Minnesota legislators returning to the Capitol on Monday from a weeklong break will find familiar conditions: nearly all this session's work still undone with barely a month to go before an adjournment deadline that has become more of a suggestion than a mandate in recent years.
That means lawmakers must reconcile competing — and sweeping — spending proposals over fraught topics such as public safety, taxes and education. The Legislature, one of just two in the nation with split Republican-Democratic control, also is wrestling over what to do with a nearly $9.3 billion surplus as it tries to pass a new construction funding plan.
"There's still a lot of good momentum," Gov.

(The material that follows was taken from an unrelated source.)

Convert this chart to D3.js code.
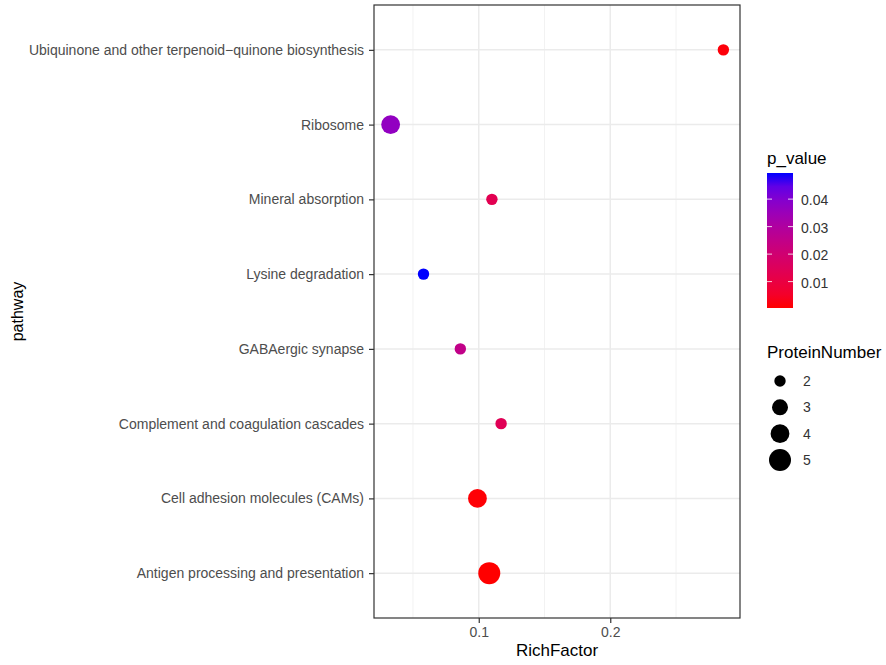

Tim Walz said last week as he toured the state to promote his own lofty budget goals. "In the flow of how these sessions go, the bonding bill kind of comes towards the end, [and] as people start to think about it, a lot of the projects get put in there. We'll have to decide on the dollar amount."
Unlike last year, state lawmakers are not bound by a requirement to pass a two-year budget before closing business. And it's an election year in which every legislative seat — and every statewide constitutional office — is up for grabs.
Major legislative accomplishments to date have been limited to striking a deal on extending the state's reinsurance program and $1 million in emergency response efforts to contain the spread of avian influenza, not to mention the ALS legislation championed by Sen. David Tomassoni, DFL-Chisholm, since being diagnosed with the disease.
Even then, legislators dragged out negotiations until just one day before a deadline from the federal government to start processing a waiver to keep the unemployment insurance program running. A broader drought relief package for farmers is now in conference committee to reconcile differing proposals from the Senate and House.
That leaves pretty much everything else still needing to get done.
Walz said he was frustrated that leaders haven't gotten a deal yet on unemployment insurance and frontline worker checks, but added that early session agreements are rare.